Find the area of $\gamma(t)=(at-a\sin t,a-a\cos t)$ where $t\in[0,2\pi], a>0$
I have bought to use Green's theorem $A=\frac{1}{2}\oint_\gamma(-ydx+xdy)$
$\gamma(t)=(at-a\sin t,a-a\cos t)$
$\gamma'(t)=(a-a\cos t,a\sin t)$
$A=\frac{1}{2}\oint_\gamma(-ydx+xdy)=\frac{1}{2}\int_{0}^{2\pi}(-(a-a\cos t)^2+a^2t\sin t-a^2\sin^2 t )dt=\\=\frac{1}{2}\int_{0}^{2\pi}(-2a^2+2a^2\cos t+a^2\sin t)dt=\frac{1}{2}(-2a^2t+2a^2\sin t-a^2\cos t)|_{0}^{2\pi}=-4a^2\pi$
Which can not be as it is negative, where did it went wrong? I did not use the fact that $a>0$ maybe I had to try other integral
The red line is your curve.
If you don't close the curve, you don't have an enclosed area. The line y=0 will suffice to close the curve.

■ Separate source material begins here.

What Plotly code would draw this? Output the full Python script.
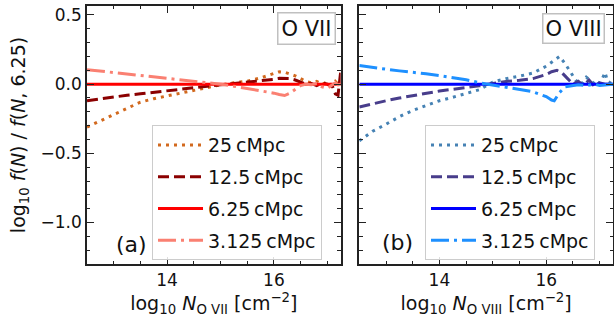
import plotly.graph_objects as go

# ---------------- data ----------------
labels = ["25\u2009cMpc", "12.5\u2009cMpc", "6.25\u2009cMpc", "3.125\u2009cMpc"]

# O VII panel
x7_25 = [12.5, 12.75, 13.0, 13.25, 13.5, 13.75, 14.0, 14.25, 14.5, 14.75, 15.0, 15.25, 15.5, 15.75,
         16.0, 16.1, 16.2, 16.3, 16.4, 16.5, 16.6, 16.7, 16.8, 16.9, 17.0, 17.1, 17.15, 17.2, 17.25]
y7_25 = [-0.31, -0.265, -0.22, -0.18, -0.13, -0.105, -0.085, -0.065, -0.043, -0.022, -0.005, 0.01, 0.022, 0.045,
         0.08, 0.09, 0.086, 0.075, 0.06, 0.04, 0.02, 0.01, 0.02, 0.0, 0.015, -0.01, 0.02, 0.0, 0.01]
x7_125 = [12.5, 12.75, 13.0, 13.25, 13.5, 13.75, 14.0, 14.25, 14.5, 14.75, 15.0, 15.25, 15.5, 15.75,
          16.0, 16.1, 16.2, 16.3, 16.4, 16.5, 16.6, 16.7, 16.8, 16.9, 17.0, 17.1, 17.15, 17.2, 17.25]
y7_125 = [-0.12, -0.105, -0.09, -0.08, -0.07, -0.058, -0.047, -0.035, -0.025, -0.015, -0.005, 0.005, 0.012, 0.02,
          0.035, 0.042, 0.043, 0.04, 0.03, 0.015, 0.0, 0.005, -0.01, 0.01, 0.0, -0.02, -0.07, -0.08, 0.09]
x7_625 = [12.5, 17.25]
y7_625 = [0.0, 0.0]
x7_3125 = [12.5, 12.75, 13.0, 13.25, 13.5, 13.75, 14.0, 14.25, 14.5, 14.75, 15.0, 15.25, 15.5, 15.75,
           16.0, 16.1, 16.2, 16.3, 16.4, 16.5, 16.6, 16.7, 16.8, 16.9, 17.0, 17.1, 17.15, 17.2, 17.25]
y7_3125 = [0.105, 0.095, 0.085, 0.075, 0.065, 0.055, 0.045, 0.035, 0.025, 0.015, 0.0, -0.015, -0.03, -0.046,
           -0.065, -0.075, -0.082, -0.065, -0.035, -0.01, 0.0, -0.005, 0.005, -0.02, -0.03, 0.0, 0.01, -0.005, 0.0]

# O VIII panel
x8_25 = [12.5, 12.75, 13.0, 13.25, 13.5, 13.75, 14.0, 14.25, 14.5, 14.75, 15.0, 15.25, 15.5, 15.75,
         16.0, 16.1, 16.2, 16.25, 16.35, 16.45, 16.55, 16.65, 16.75, 16.85, 16.95, 17.05, 17.1, 17.15, 17.25]
y8_25 = [-0.41, -0.34, -0.29, -0.235, -0.19, -0.155, -0.12, -0.095, -0.068, -0.04, 0.015, 0.04, 0.058, 0.08,
         0.13, 0.16, 0.19, 0.2, 0.15, 0.09, 0.03, -0.005, 0.05, 0.02, -0.01, 0.04, 0.085, 0.02, 0.0]
x8_125 = [12.5, 12.75, 13.0, 13.25, 13.5, 13.75, 14.0, 14.25, 14.5, 14.75, 15.0, 15.25, 15.5, 15.75,
          16.0, 16.1, 16.2, 16.3, 16.4, 16.5, 16.6, 16.7, 16.8, 16.9, 17.0, 17.1, 17.25]
y8_125 = [-0.165, -0.14, -0.12, -0.1, -0.082, -0.065, -0.05, -0.037, -0.026, -0.012, 0.005, 0.02, 0.028, 0.04,
          0.07, 0.09, 0.1, 0.08, 0.04, 0.0, 0.02, -0.01, 0.03, -0.015, 0.01, 0.0, 0.0]
x8_625 = [12.5, 17.25]
y8_625 = [0.0, 0.0]
x8_3125 = [12.5, 12.75, 13.0, 13.25, 13.5, 13.75, 14.0, 14.25, 14.5, 14.75, 15.0, 15.25, 15.5, 15.75,
           16.0, 16.1, 16.15, 16.25, 16.35, 16.5, 16.6, 16.75, 16.9, 17.0, 17.25]
y8_3125 = [0.135, 0.12, 0.108, 0.096, 0.087, 0.075, 0.062, 0.048, 0.032, 0.01, -0.005, -0.02, -0.035, -0.055,
           -0.09, -0.115, -0.12, -0.06, -0.02, -0.01, -0.005, -0.01, 0.0, -0.01, 0.0]

colors7 = ["#d2691e", "#8b0000", "#ff0000", "#fa8072"]
colors8 = ["#4682b4", "#483d8b", "#0000ff", "#1e90ff"]
dashes = ["3px,5px", "11px,5px", "solid", "18px,5px,3px,5px"]

series7 = [(x7_25, y7_25), (x7_125, y7_125), (x7_625, y7_625), (x7_3125, y7_3125)]
series8 = [(x8_25, y8_25), (x8_125, y8_125), (x8_625, y8_625), (x8_3125, y8_3125)]

FONT = "DejaVu Sans"
fig = go.Figure()
for i, (xs, ys) in enumerate(series7):
    fig.add_trace(go.Scatter(x=xs, y=ys, mode="lines", name=labels[i],
                             line=dict(color=colors7[i], width=3, dash=dashes[i]),
                             xaxis="x", yaxis="y", legend="legend", legendgroup="a%d" % i))
for i, (xs, ys) in enumerate(series8):
    fig.add_trace(go.Scatter(x=xs, y=ys, mode="lines", name=labels[i],
                             line=dict(color=colors8[i], width=3, dash=dashes[i]),
                             xaxis="x2", yaxis="y2", legend="legend2", legendgroup="b%d" % i))

axcol = "#222222"
tfont = dict(family=FONT, size=19, color="#111")
xcommon = dict(range=[12.5, 17.25], tick0=0, dtick=2, ticks="inside", ticklen=7, tickwidth=1.3,
               tickcolor=axcol, showline=True, linecolor=axcol, linewidth=1.5, mirror="allticks",
               showgrid=False, zeroline=False, automargin=False,
               minor=dict(tick0=0, dtick=0.5, ticks="inside", ticklen=3.5, tickwidth=1, tickcolor=axcol, showgrid=False),
               tickfont=dict(family=FONT, size=17, color="#111"))
ycommon = dict(range=[-1.3, 0.565], tick0=0, dtick=0.5, tickformat=".1f", ticks="inside", ticklen=7, tickwidth=1.3,
               tickcolor=axcol, showline=True, linecolor=axcol, linewidth=1.5, mirror="allticks",
               showgrid=False, zeroline=False, automargin=False,
               minor=dict(tick0=0, dtick=0.1, ticks="inside", ticklen=3.5, tickwidth=1, tickcolor=axcol, showgrid=False),
               tickfont=dict(family=FONT, size=17, color="#111"))

legend_common = dict(yanchor="top", xanchor="left", y=0.538, bgcolor="rgba(255,255,255,0.85)",
                     bordercolor="#cccccc", borderwidth=1, font=dict(family=FONT, size=19, color="#111"),
                     tracegroupgap=4, itemwidth=45)

fig.update_layout(
    width=614, height=322,
    margin=dict(l=87, r=1, t=6, b=58, autoexpand=False),
    paper_bgcolor="white", plot_bgcolor="white",
    font=dict(family=FONT, color="#111"),
    xaxis=dict(domain=[0, 0.4823], anchor="y", **xcommon,
               title=dict(text="log<sub>10</sub> <i>N</i><sub>O VII</sub> [cm<sup>\u22122</sup>]",
                          font=tfont, standoff=2)),
    xaxis2=dict(domain=[0.5177, 1], anchor="y2", **xcommon,
                title=dict(text="log<sub>10</sub> <i>N</i><sub>O VIII</sub> [cm<sup>\u22122</sup>]",
                           font=tfont, standoff=2)),
    yaxis=dict(anchor="x", **ycommon,
               title=dict(text="log<sub>10</sub> <i>f</i>(<i>N</i>) / <i>f</i>(<i>N</i>, 6.25)",
                          font=tfont, standoff=10)),
    yaxis2=dict(anchor="x2", matches="y", showticklabels=False, **ycommon),
    legend=dict(x=0.1236, **legend_common),
    legend2=dict(x=0.6426, **legend_common),
    showlegend=True,
)

box = dict(showarrow=False, xref="paper", yref="paper", bgcolor="white", bordercolor="#c0c0c0",
           borderwidth=1.5, borderpad=3, font=dict(family=FONT, size=21, color="#111"))
fig.add_annotation(text="O VII", x=0.4177, y=0.913, xanchor="center", yanchor="middle", **box)
fig.add_annotation(text="O VIII", x=0.9245, y=0.911, xanchor="center", yanchor="middle",
                   **{**box, "borderpad": 2})
fig.add_annotation(text="(a)", x=0.085, y=0.0775, xref="paper", yref="paper", showarrow=False,
                   xanchor="center", yanchor="middle", font=dict(family=FONT, size=22, color="#111"))
fig.add_annotation(text="(b)", x=0.5903, y=0.085, xref="paper", yref="paper", showarrow=False,
                   xanchor="center", yanchor="middle", font=dict(family=FONT, size=22, color="#111"))

fig.write_html("out.html", config={"displayModeBar": False},
               post_script="document.body.style.margin='0px';document.body.style.overflow='hidden';")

As for your integration: You can think $\frac 12 (x\ dy - y\ dx)$ as the green area. And the integral will be the sum of triangles with small changes in $(x,y)$ Since we are traversing clockwise, that area is $\frac 12 (x\ dy - y\ dx)$ which is of course the negative of the more familiar $\frac 12 (y\ dx - x\ dy)$ associated with counter-clockwise paths.
As far what does the line y=0 do to your integration? As all triangles connecting the origin to this path are degenerate triangles of 0 area, it has 0 impact.